Still, a big hit! Three and a half stars ***1/2.
Of course, my mind was elsewhere this week, as not only did I forget to take a picture of the other cookie I made for this event (Walnut-Carob-Cranberry Clusters, from ED&BV), but I also forgot to take a pic of the Cooking Light Tropical Muffins w/ Coconut-Macadamia Topping. The clusters came out looking like clusters when I was looking for cookies, which may have been my fault, but to be honest, I also expected them to taste a little sweeter - more like a chocolate chip cookie. I love carob and I love cranberries (and there was coconut in them, too - yum!) but I was really disappointed in these. I think I would add more sweetener and flatten them out a little. They were nutty and crunchy and since I only had one bite (I'm still trying to stay low-or-no-sugar!) maybe they were better than I thought. At any rate, the ED&BV clusters were OK, maybe a two star rating ** out of four.
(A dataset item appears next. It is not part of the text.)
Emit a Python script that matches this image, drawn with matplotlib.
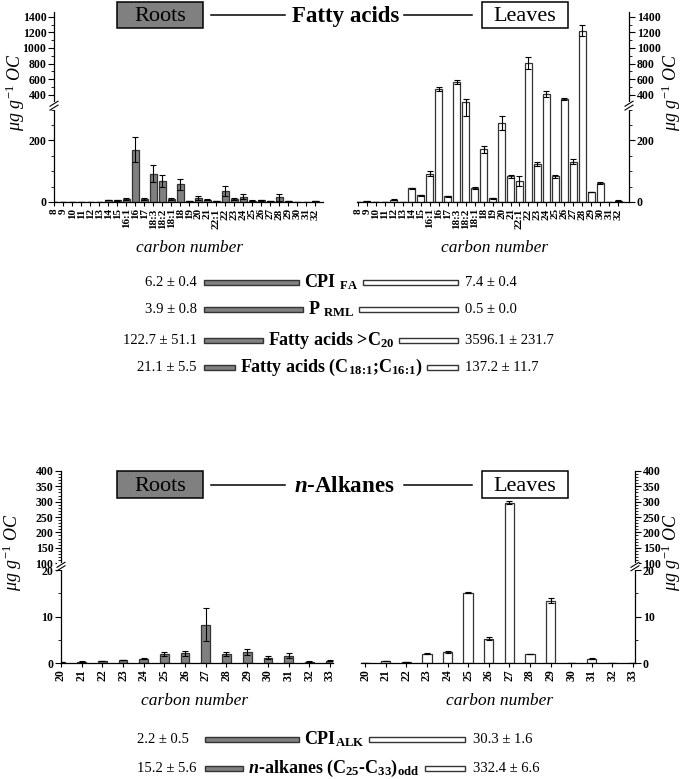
import numpy as np
import matplotlib
matplotlib.use('Agg')
import matplotlib.pyplot as plt
from matplotlib.patches import Rectangle
from matplotlib.ticker import FixedLocator

plt.rcParams['font.family'] = 'serif'
plt.rcParams['font.serif'] = ['Liberation Serif', 'DejaVu Serif']
plt.rcParams['mathtext.fontset'] = 'custom'
plt.rcParams['mathtext.rm'] = 'Liberation Serif'
plt.rcParams['mathtext.it'] = 'Liberation Serif:italic'
plt.rcParams['mathtext.bf'] = 'Liberation Serif:bold'
plt.rcParams['mathtext.bfit'] = 'Liberation Serif:bold:italic'

# fatty acids (ug g-1 OC)
fa_labels = ['8', '9', '10', '11', '12', '13', '14', '15', '16:1', '16', '17', '18:3', '18:2', '18:1',
             '18', '19', '20', '21', '22:1', '22', '23', '24', '25', '26', '27', '28', '29', '30', '31', '32']
fa_roots = [0, 0, 0, 0, 1, 0, 6, 5, 10, 170, 10, 92, 69, 10, 57, 2, 13, 8, 2, 36, 11, 17, 4, 6, 3, 15, 2, 1, 0, 2]
fa_roots_err = [0, 0, 0, 0, 0, 0, 1, 1, 2, 40, 2, 27, 20, 2, 17, 0, 5, 2, 0, 15, 3, 8, 1, 2, 1, 12, 0, 0, 0, 0]
fa_leaves = [0, 2, 0, 0, 8, 1, 44, 22, 92, 470, 18, 563, 310, 45, 171, 12, 256, 84, 68, 808, 124, 409, 84, 345,
             130, 1221, 32, 62, 0, 4]
fa_leaves_err = [0, 1, 0, 0, 2, 0, 3, 1, 7, 26, 1, 21, 30, 3, 11, 1, 22, 5, 17, 73, 6, 34, 5, 15, 8, 73, 1, 3, 0, 1]

# n-alkanes (ug g-1 OC)
alk_labels = ['20', '21', '22', '23', '24', '25', '26', '27', '28', '29', '30', '31', '32', '33']
alk_roots = [0.15, 0.3, 0.45, 0.65, 0.95, 1.9, 2.05, 8.25, 1.9, 2.35, 1.1, 1.55, 0.3, 0.5]
alk_roots_err = [0.05, 0.05, 0.05, 0.1, 0.15, 0.45, 0.5, 3.6, 0.45, 0.7, 0.3, 0.55, 0.05, 0.1]
alk_leaves = [0, 0.4, 0.2, 2.0, 2.35, 15.1, 5.25, 297, 1.9, 13.4, 0.05, 0.95, 0.05, 0]
alk_leaves_err = [0, 0.05, 0.05, 0.05, 0.25, 0.15, 0.35, 5, 0.05, 0.5, 0.05, 0.05, 0, 0]

# summary indices
fa_sum_labels = ['CPI $_{\\mathbf{FA}}$', 'P $_{\\mathbf{RML}}$', 'Fatty acids >C$_{\\mathbf{20}}$',
                 'Fatty acids (C$_{\\mathbf{18\\!:\\!1}}$;C$_{\\mathbf{16\\!:\\!1}}$)']
fa_sum_roots = ['6.2 ± 0.4', '3.9 ± 0.8', '122.7 ± 51.1', '21.1 ± 5.5']
fa_sum_leaves = ['7.4 ± 0.4', '0.5 ± 0.0', '3596.1 ± 231.7', '137.2 ± 11.7']
alk_sum_labels = ['CPI$_{\\mathbf{ALK}}$',
                  '$\\mathbfit{n}$-alkanes (C$_{\\mathbf{25}}$-C$_{\\mathbf{33}}$)$_{\\mathbf{odd}}$']
alk_sum_roots = ['2.2 ± 0.5', '15.2 ± 5.6']
alk_sum_leaves = ['30.3 ± 1.6', '332.4 ± 6.6']

W, H = 685, 779
fig = plt.figure(figsize=(W / 100, H / 100), dpi=100)

ROOT_FILL = '#808080'
EDGE = '#333333'


def px_axes(l, t, r, b):
    return fig.add_axes([l / W, 1 - b / H, (r - l) / W, (b - t) / H])


def broken(lo, hi, gap, ratio):
    def fwd(y):
        y = np.asarray(y, dtype=float)
        return np.where(y <= lo, y, np.where(y >= hi, lo + gap + (y - hi) * ratio,
                                             lo + (y - lo) * gap / (hi - lo)))

    def inv(t):
        t = np.asarray(t, dtype=float)
        return np.where(t <= lo, t, np.where(t >= lo + gap, hi + (t - lo - gap) / ratio,
                                             lo + (t - lo) * (hi - lo) / gap))
    return fwd, inv


def panel(rect, labels, vals, errs, side, xlim, ylim, scale, majors, minors, bw, xfs):
    ax = px_axes(*rect)
    x = np.arange(len(labels))
    if side == 'left':
        ax.bar(x, vals, bw, color=ROOT_FILL, edgecolor=EDGE, linewidth=0.9, zorder=2)
    else:
        ax.bar(x, vals, bw, color='white', edgecolor=EDGE, linewidth=0.9, zorder=2)
    ax.errorbar(x, vals, yerr=errs, fmt='none', ecolor='black', elinewidth=0.8,
                capsize=2, capthick=0.8, zorder=3)
    fwd, inv = broken(*scale)
    ax.set_yscale('function', functions=(fwd, inv))
    ax.set_ylim(*ylim)
    ax.set_xlim(*xlim)
    ax.set_xticks(x)
    ax.set_xticklabels(labels, rotation=90, fontweight='bold', fontsize=xfs)
    ax.yaxis.set_major_locator(FixedLocator(majors))
    ax.yaxis.set_minor_locator(FixedLocator(minors))
    ax.set_yticklabels([str(m) for m in majors], fontweight='bold', fontsize=8.5)
    ax.spines['top'].set_visible(False)
    other = 'right' if side == 'left' else 'left'
    ax.spines[other].set_visible(False)
    if side == 'right':
        ax.yaxis.tick_right()
    ax.tick_params(axis='y', which='major', length=4, width=0.8, pad=1.5)
    ax.tick_params(axis='y', which='minor', length=2, width=0.6)
    ax.tick_params(axis='x', length=3, width=0.8, pad=1.5)
    for s in ax.spines.values():
        s.set_linewidth(0.9)
    ax.patch.set_visible(False)
    # axis break mark on the y spine
    lo, hi, gap, ratio = scale
    t0 = fwd(ylim[0])
    t1 = fwd(ylim[1])
    f_lo = (lo - t0) / (t1 - t0)
    f_hi = (lo + gap - t0) / (t1 - t0)
    xs = 0 if side == 'left' else 1
    axw = (rect[2] - rect[0])
    axh = (rect[3] - rect[1])
    dx = 4 / axw
    dy = 2.5 / axh
    ax.add_patch(Rectangle((xs - dx, f_lo), 2 * dx, f_hi - f_lo, transform=ax.transAxes,
                           facecolor='white', edgecolor='none', clip_on=False, zorder=4))
    for f in (f_lo + 0.25 * (f_hi - f_lo), f_lo + 0.75 * (f_hi - f_lo)):
        ax.plot([xs - dx, xs + dx], [f - dy, f + dy], transform=ax.transAxes,
                color='black', lw=0.8, clip_on=False, zorder=5)
    return ax


fa_scale = (300, 310, 25, 0.253)
fa_major = [0, 200, 400, 600, 800, 1000, 1200, 1400]
fa_minor = [50, 100, 150, 250, 300, 500, 700, 900, 1100, 1300]
panel((54, 12.1, 323, 202), fa_labels, fa_roots, fa_roots_err, 'left', (-0.05, 29.85), (0, 1460),
      fa_scale, fa_major, fa_minor, 0.75, 8)
panel((357, 12.1, 629, 202), fa_labels, fa_leaves, fa_leaves_err, 'right', (-0.1, 30.2), (0, 1460),
      fa_scale, fa_major, fa_minor, 0.78, 8)

alk_scale = (20, 100, 1.5, 0.066)
alk_major = [0, 10, 20, 100, 150, 200, 250, 300, 350, 400]
alk_minor = [5, 15] + [v for v in range(110, 400, 10) if v % 50 != 0]
panel((61, 471, 333, 663), alk_labels, alk_roots, alk_roots_err, 'left', (0, 13.15), (0, 400),
      alk_scale, alk_major, alk_minor, 0.42, 8.5)
panel((361, 471, 635, 663), alk_labels, alk_leaves, alk_leaves_err, 'right', (-0.2, 13.1), (0, 400),
      alk_scale, alk_major, alk_minor, 0.45, 8.5)

# overlay in pixel coordinates for titles and summaries
ov = fig.add_axes([0, 0, 1, 1])
ov.set_xlim(0, W)
ov.set_ylim(H, 0)
ov.axis('off')
ov.patch.set_visible(False)


def title_row(y, top, bot, name, cx):
    ov.add_patch(Rectangle((117, top), 86, bot - top, facecolor=ROOT_FILL, edgecolor='black', lw=1.1))
    ov.text(160, y + 1, 'Roots', ha='center', va='center', fontsize=16)
    ov.add_patch(Rectangle((482, top), 86, bot - top, facecolor='white', edgecolor='black', lw=1.1))
    ov.text(525, y + 1, 'Leaves', ha='center', va='center', fontsize=16)
    ov.plot([211, 285], [y, y], color='black', lw=1.1)
    ov.plot([404, 472], [y, y], color='black', lw=1.1)
    ov.text(cx, y + 1, name, ha='center', va='center', fontsize=16.5, fontweight='bold')


title_row(15, 2, 28, 'Fatty acids', 346)
title_row(485, 471, 498, '$\\mathbfit{n}$-Alkanes', 344)

ylab = '$\\mu g\\ g^{-1}\\ OC$'
for (x, y) in [(15, 92), (671, 92), (12, 552), (671, 552)]:
    ov.text(x, y, ylab, rotation=90, ha='center', va='center', fontsize=13)
for (x, y) in [(190, 248), (495, 248), (195, 701), (500, 701)]:
    ov.text(x, y, 'carbon number', ha='center', va='center', fontsize=12.5, style='italic')

fig.canvas.draw()
renderer = fig.canvas.get_renderer()


def summary(rows_y, labels, lvals, rvals, cx, lx, lalign, bar_l, bar_r, rx):
    for y, lab, lv, rv in zip(rows_y, labels, lvals, rvals):
        t = ov.text(cx, y + 5, lab, ha='center', va='baseline', fontsize=13, fontweight='bold')
        ov.text(lx, y + 4, lv, ha=lalign, va='baseline', fontsize=10.5)
        ov.text(rx, y + 4, rv, ha='left', va='baseline', fontsize=10.5)
        bb = t.get_window_extent(renderer)
        x0, x1 = bb.x0, bb.x1
        ov.add_patch(Rectangle((bar_l, y - 2.5), max(x0 - 5 - bar_l, 0), 5,
                               facecolor=ROOT_FILL, edgecolor=EDGE, lw=1))
        ov.add_patch(Rectangle((x1 + 5, y - 2.5), max(bar_r - x1 - 5, 0), 5,
                               facecolor='white', edgecolor=EDGE, lw=1))


summary([282, 309, 340, 367], fa_sum_labels, fa_sum_roots, fa_sum_leaves, 331, 197, 'right', 204, 458, 465)
summary([739, 768], alk_sum_labels, alk_sum_roots, alk_sum_leaves, 334, 137, 'left', 205, 465, 473)

fig.savefig('out.png', dpi=100)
The muffins, on the other hand, were fabulous! Moist, sweet and just perfect. However, I did have to not only veganize them, but, surprisingly enough, make them more healthy! They had oil, refined sugar and sweetened coconut in them! I took out the egg (used Ener-G-Egg replacer), used agave nectar instead of the brown sugar (also better for you), used whole wheat pastry flour, unsweetened coconut, and left the topping off altogether. I felt pretty proud, making a Cooking Light recipe not just vegan, but healthy! Four stars ****
Here are some crocuses, which came in several weeks ago...
And here are my favorite hyacinths, drooping because the blooms are so heavy! A lone purple tulip keeps the newly planted yellow marigolds company.
1 comment:
Springy eats, springy gardens... hooray!!